A. Total fat weight, B. percent fat weight, C. total lean weight, D. percent lean weight, E. bone weight, F. percent bone weight, and G. estimated total body weight from dual X-ray absorptiometry (DEXA) scans of male wild-type C57BL/6 and CD24KO mice at 5, 9, and 12 weeks of age on standard show diet. Trend lines display the Loess conditional means and squares represent individual animals. Statistical significance determined by repeated measures ANOVA, n = 6, interaction effects between genotype (G) and time (T) are indicated as P(G*T), main effects of genotype are shown as P(G) and the effect of time within each genotype is shown as P(G[T]).

Fig 2. Impaired fat mass accumulation in CD24KO affects all WAT depots and is rescued by adiposity-promoting diets.

Male CD24KO and wild-type mice were fed A-B. standard chow diet (chow), C-D. high sucrose diet (HSD), or E-F. high fat diet (HFD) for 5 weeks starting at 4 weeks of age. A, C, E. Relative body length, total weight, and weights of liver, interscapular (Int.) brown adipose tissue (BAT), Int. white adipose tissue (WAT), inguinal (Ing.) WAT, epididymal (Epi.) WAT are shown. Data are relative to the mean of the WT chow fed group and are shown as box-and-whisker plots. Statistical significance was determined by Wilcoxon rank sum, n = 5–9, *P<0.05, **P<0.01. B, D, F. Representative images of whole WAT from Int, Ing, and Epi WAT depots from 9-week-old CD24KO and WT male mice. Scale bar = 1 cm

Fig 3. CD24KO male mice show altered glucose and insulin tolerance that is affected by adiposity-promoting diets.

Male CD24KO and WT C57BL/6 mice were fed A-B. standard chow diet (chow), C-D. high sucrose diet (HSD), and E-F. high fat diet (HFD), as described in Fig 2. A, C, E. Blood glucose was determined after a 6 h fast and then 15 min, 30 min, 60 min, and 120 min following intraperitoneal injection of 2 mg/g glucose for glucose tolerance test.

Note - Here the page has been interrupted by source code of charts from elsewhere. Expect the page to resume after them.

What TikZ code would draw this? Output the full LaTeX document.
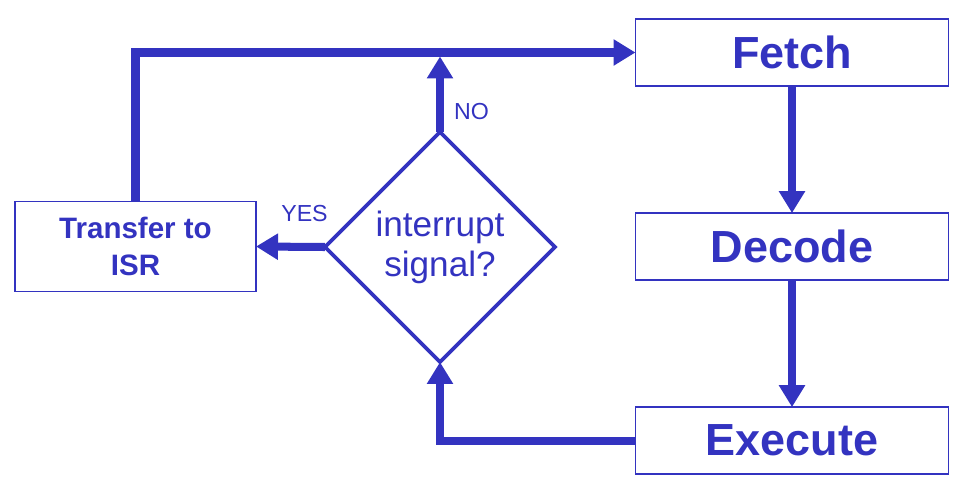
\documentclass[tikz,border=0pt]{standalone}
\usepackage{fontspec}
\setmainfont{Liberation Sans}
\usetikzlibrary{positioning, shapes.geometric, arrows.meta}
\definecolor{flowblue}{RGB}{51,51,192}

\begin{document}
\begin{tikzpicture}[x=0.025cm, y=-0.025cm, node distance=3.175cm,
    every node/.style={text=flowblue},
    stage/.style={draw=flowblue, line width=1.3pt, outer sep=0pt,
      minimum width=7.825cm, minimum height=1.675cm,
      font=\fontsize{32}{36}\selectfont\bfseries},
    handler/.style={draw=flowblue, line width=1.3pt, outer sep=0pt,
      minimum width=6.025cm, minimum height=2.25cm, align=center,
      font=\fontsize{21}{26.5}\selectfont\bfseries},
    decision/.style={diamond, aspect=1, draw=flowblue, line width=2.6pt,
      outer sep=0pt, inner sep=0pt, minimum width=5.75cm,
      minimum height=5.75cm, align=center,
      font=\fontsize{25}{28.5}\selectfont},
    answer/.style={font=\fontsize{16.5}{18}\selectfont},
    flow/.style={draw=flowblue, line width=5.7pt,
      -{Triangle[length=15.6pt, width=17.8pt, fill=flowblue]}}]
  \useasboundingbox (0,0) rectangle (966,496);

  \node[stage] (fetch) at (792,52.5) {Fetch};
  \node[stage, below=of fetch] (decode) {Decode};
  \node[stage, below=of decode] (exec) {Execute};
  \node[decision] (irq) at (440,247) {interrupt\\signal?};
  \node[handler] (isr) at (135.5,246.5) {Transfer to\\ISR};

  \node[answer] (no) at (471.5,112) {NO};
  \node[answer] (yes) at (304.5,214) {YES};

  \draw[flow] (fetch.south) -- (decode.north);
  \draw[flow] (decode.south) -- (exec.north);
  \draw[flow] (exec.west) -| (irq.south);
  \draw[flow] (irq.west) -- (isr.east);
  \draw[flow, shorten >=2.85pt] (irq.north) -- (irq.north |- fetch.west);
  \draw[flow] (isr.north) |- (fetch.west);
\end{tikzpicture}
\end{document}
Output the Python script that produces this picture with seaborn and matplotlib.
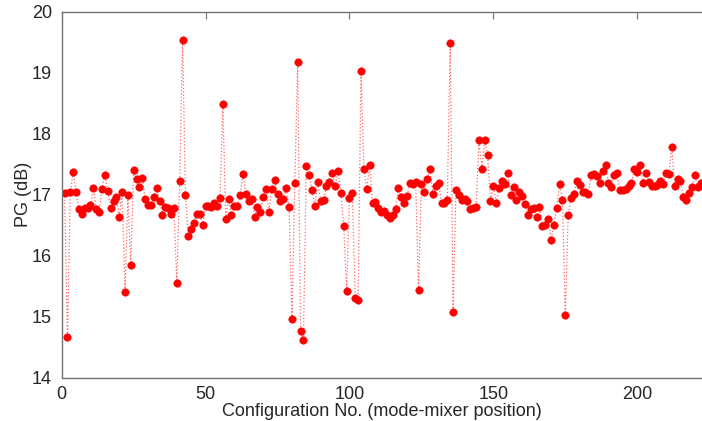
import matplotlib
matplotlib.use("Agg")
import matplotlib.pyplot as plt
import seaborn as sns
import numpy as np
import pandas as pd

config_no = list(range(1, 223))
pg_db = [
    17.03, 14.66, 17.04, 17.38, 17.04, 16.77, 16.69, 16.79, 16.78, 16.83,
    17.11, 16.76, 16.71, 17.10, 17.33, 17.06, 16.79, 16.90, 16.97, 16.63,
    17.04, 15.40, 16.99, 15.84, 17.40, 17.26, 17.13, 17.27, 16.93, 16.84,
    16.84, 16.97, 17.11, 16.89, 16.67, 16.80, 16.79, 16.68, 16.79, 15.55,
    17.23, 19.54, 17.00, 16.33, 16.44, 16.54, 16.69, 16.68, 16.50, 16.82,
    16.81, 16.80, 16.87, 16.82, 16.94, 18.49, 16.61, 16.93, 16.66, 16.81,
    16.81, 16.99, 17.34, 17.01, 16.89, 16.93, 16.64, 16.80, 16.72, 16.96,
    17.09, 16.72, 17.10, 17.25, 17.01, 16.90, 16.93, 17.11, 16.80, 14.97,
    17.20, 19.17, 14.77, 14.61, 17.47, 17.32, 17.07, 16.82, 17.21, 16.90,
    16.91, 17.15, 17.21, 17.36, 17.14, 17.39, 17.03, 16.49, 15.42, 16.95,
    17.03, 15.30, 15.27, 19.03, 17.42, 17.09, 17.48, 16.86, 16.88, 16.78,
    16.72, 16.73, 16.67, 16.62, 16.67, 16.77, 17.11, 16.96, 16.86, 16.98,
    17.19, 17.17, 17.21, 15.44, 17.17, 17.04, 17.26, 17.42, 17.01, 17.15,
    17.20, 16.86, 16.87, 16.91, 19.49, 15.07, 17.08, 16.99, 16.91, 16.93,
    16.89, 16.77, 16.78, 16.80, 17.89, 17.43, 17.90, 17.65, 16.89, 17.15,
    16.86, 17.11, 17.22, 17.18, 17.35, 16.99, 17.13, 16.92, 17.04, 16.98,
    16.85, 16.66, 16.77, 16.79, 16.64, 16.80, 16.48, 16.50, 16.61, 16.25,
    16.50, 16.79, 17.17, 16.92, 15.02, 16.67, 16.95, 17.02, 17.23, 17.16,
    17.04, 17.04, 17.01, 17.32, 17.34, 17.30, 17.20, 17.39, 17.48, 17.20,
    17.13, 17.33, 17.35, 17.07, 17.07, 17.10, 17.15, 17.19, 17.42, 17.38,
    17.48, 17.20, 17.35, 17.21, 17.15, 17.15, 17.16, 17.22, 17.17, 17.35,
    17.34, 17.79, 17.15, 17.26, 17.22, 16.97, 16.92, 17.03, 17.12, 17.33,
    17.12, 17.20,
]
x_ticks = [0, 50, 100, 150, 200]
y_ticks = [14, 15, 16, 17, 18, 19, 20]
x_label = "Configuration No. (mode-mixer position)"
y_label = "PG (dB)"

sns.set_style("white")
plt.rcParams["font.family"] = ["Liberation Sans", "DejaVu Sans"]

df = pd.DataFrame({"x": config_no, "y": pg_db})

fig = plt.figure(figsize=(7.02, 4.21), dpi=100)
ax = fig.add_axes([0.0879, 0.1029, 1.0 - 0.0879, 0.869])

# dotted connecting line (lighter), then the markers on top
sns.lineplot(data=df, x="x", y="y", ax=ax, color="red", linestyle=":",
             linewidth=0.9, alpha=0.6, errorbar=None)
sns.lineplot(data=df, x="x", y="y", ax=ax, color="red", linestyle="none",
             marker="o", markersize=5.3, markeredgecolor="red",
             markerfacecolor="red", markeredgewidth=0.5, errorbar=None)

ax.set_xlim(0, 222.5)
ax.set_ylim(14, 20)
ax.set_xticks(x_ticks)
ax.set_yticks(y_ticks)
ax.set_xlabel(x_label, fontsize=13, labelpad=0)
ax.set_ylabel(y_label, fontsize=13, labelpad=0)
ax.tick_params(axis="both", direction="in", top=True, right=False, length=5,
               labelsize=13, color="0.45")
ax.tick_params(axis="x", pad=6)
ax.tick_params(axis="y", pad=7)
for side in ["left", "top", "bottom"]:
    ax.spines[side].set_color("0.45")
    ax.spines[side].set_linewidth(1.0)
ax.spines["right"].set_visible(False)

fig.savefig("out.png", dpi=100)
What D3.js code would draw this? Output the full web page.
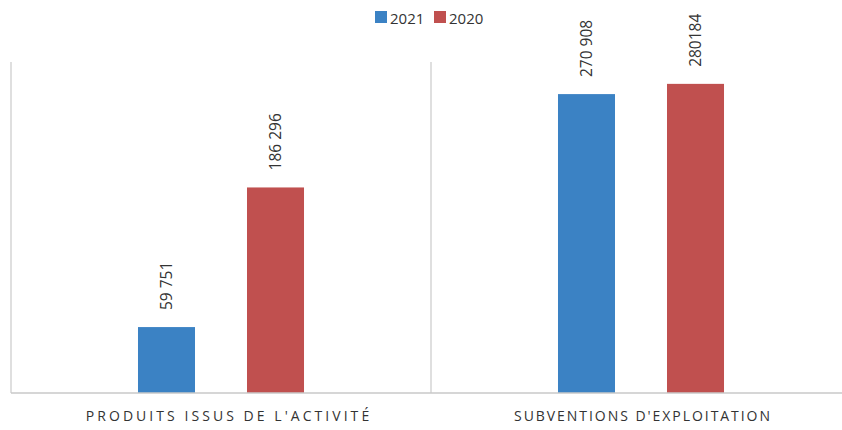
<!DOCTYPE html>
<html>
<head>
<meta charset="utf-8">
<script src="https://cdn.jsdelivr.net/npm/d3@7"></script>
<style>
  body { margin: 0; background: #fff; }
  text { font-family: "Open Sans", "Noto Sans", sans-serif; fill: #333; }
</style>
</head>
<body>
<div id="chart"></div>
<script>
var width  = 842;
var height = 430;

var categories = ["PRODUITS ISSUS DE L'ACTIVITÉ", "SUBVENTIONS D'EXPLOITATION"];
var years = ["2021", "2020"];
var values2021 = [59751, 270908];
var values2020 = [186296, 280184];
var valueLabels2021 = ["59 751", "270 908"];
var valueLabels2020 = ["186 296", "280184"];
var yTicks = [0, 300000];

var colors = { "2021": "#3b82c4", "2020": "#c0504f" };
// letter spacing of the category labels, the scan shows them at slightly different widths
var catSpacing = [3.05, 1.95];

var margin = { top: 62, right: -9, bottom: 37, left: 11 };
var plotW = width - margin.left - margin.right;
var plotH = height - margin.top - margin.bottom;

var svg = d3.select("#chart").append("svg")
  .attr("width", width)
  .attr("height", height);

var g = svg.append("g").attr("transform", "translate(" + margin.left + "," + margin.top + ")");

var x0 = d3.scaleBand().domain(categories).range([0, plotW]).padding(0);
var x1 = d3.scaleBand().domain(years).range([0, x0.bandwidth()])
  .paddingInner(0.477).paddingOuter(1.165);
var y = d3.scaleLinear().domain(d3.extent(yTicks)).range([plotH, 0]);

// rows for each category
var rows = categories.map(function(c, i) {
  return [
    { cat: c, year: "2021", value: values2021[i], label: valueLabels2021[i] },
    { cat: c, year: "2020", value: values2020[i], label: valueLabels2020[i] }
  ];
});

// left axis line and category dividers
g.append("line")
  .attr("x1", 0).attr("x2", 0)
  .attr("y1", y(300000)).attr("y2", y(0))
  .attr("stroke", "#d4d4d4").attr("stroke-width", 1.5);

g.append("line")
  .attr("x1", x0(categories[1])).attr("x2", x0(categories[1]))
  .attr("y1", y(300000)).attr("y2", y(0))
  .attr("stroke", "#d4d4d4").attr("stroke-width", 1.5);

var groups = g.selectAll(".cat").data(rows).enter().append("g")
  .attr("class", "cat")
  .attr("transform", function(d) { return "translate(" + x0(d[0].cat) + ",0)"; });

groups.selectAll("rect").data(function(d) { return d; }).enter().append("rect")
  .attr("x", function(d) { return x1(d.year); })
  .attr("y", function(d) { return y(d.value); })
  .attr("width", x1.bandwidth())
  .attr("height", function(d) { return y(0) - y(d.value); })
  .attr("fill", function(d) { return colors[d.year]; });

groups.selectAll(".val").data(function(d) { return d; }).enter().append("text")
  .attr("class", "val")
  .attr("transform", function(d) {
    return "translate(" + (x1(d.year) + x1.bandwidth() / 2 + 5.5) + "," + (y(d.value) - 17) + ") rotate(-90)";
  })
  .attr("text-anchor", "start")
  .style("font-size", "15.5px")
  .text(function(d) { return d.label; });

// baseline
g.append("line")
  .attr("x1", 0).attr("x2", width - margin.left)
  .attr("y1", y(0)).attr("y2", y(0))
  .attr("stroke", "#c8c8c8").attr("stroke-width", 1.5);

// category labels
g.selectAll(".catlabel").data(categories).enter().append("text")
  .attr("class", "catlabel")
  .attr("x", function(d, i) { return x0(d) + x0.bandwidth() / 2 + (i === 0 ? 8 : 2); })
  .attr("y", plotH + 28)
  .attr("text-anchor", "middle")
  .style("font-size", "14px")
  .style("letter-spacing", function(d, i) { return catSpacing[i] + "px"; })
  .text(function(d) { return d; });

// legend
var legend = svg.append("g").attr("transform", "translate(375,0)");
years.forEach(function(yr, i) {
  var lg = legend.append("g").attr("transform", "translate(" + (i * 59) + ",0)");
  lg.append("rect").attr("x", 0).attr("y", 11).attr("width", 12).attr("height", 12)
    .attr("fill", colors[yr]);
  lg.append("text").attr("x", 15).attr("y", 23.5)
    .style("font-size", "15px")
    .text(yr);
});
</script>
</body>
</html>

B, E, F. Blood glucose was determined after a 4 h fast and then 15 min, 30 min, 60 min, and 120 min following intraperitoneal injection of 1 mU/g bovine insulin for insulin tolerance test. Trend lines display the Loess conditional means and squares represent individual animals. The total glucose load (Total) and the glucose response from control levels (Response) for G. GTT and H. ITT were determined and compared between genotypes by Wilcoxon rank sum, *P<0.05, ^#P = 0.09, n = 7–9 animals per group for glucose tolerance and 6–8 for insulin tolerance.

Fig 4. Adipocytes from CD24KO mice are hypotrophic.

Male CD24KO and wild-type C57BL/6 mice were fed as described in Fig 2. At 9 weeks of age, A-B. interscapular WAT depots, C-D. inguinal WAT, and E-F. epididymal WAT were analyzed by H&E staining to determine adipocyte size. A, C, E. Data are shown as box-and-whisker plots with B, D, F. representative H&E images. Scale bar = 30 μm. Statistical differences in the distributions between WT and CD24KO were determined using the Kolmogorov-Smirnov test, ^¶P<0.05, ^¶¶¶P<0.001. G. Relative cell area compared to the WT on each diet from the respective WAT are shown. H. The relative cell number compared to the WT on each diet from the respective WAT is shown. Statistical significant was determined by Wilcoxon rank sum *P<0.05, ***P<0.001. n = 5–7, ≥225 cells were analyzed per animal.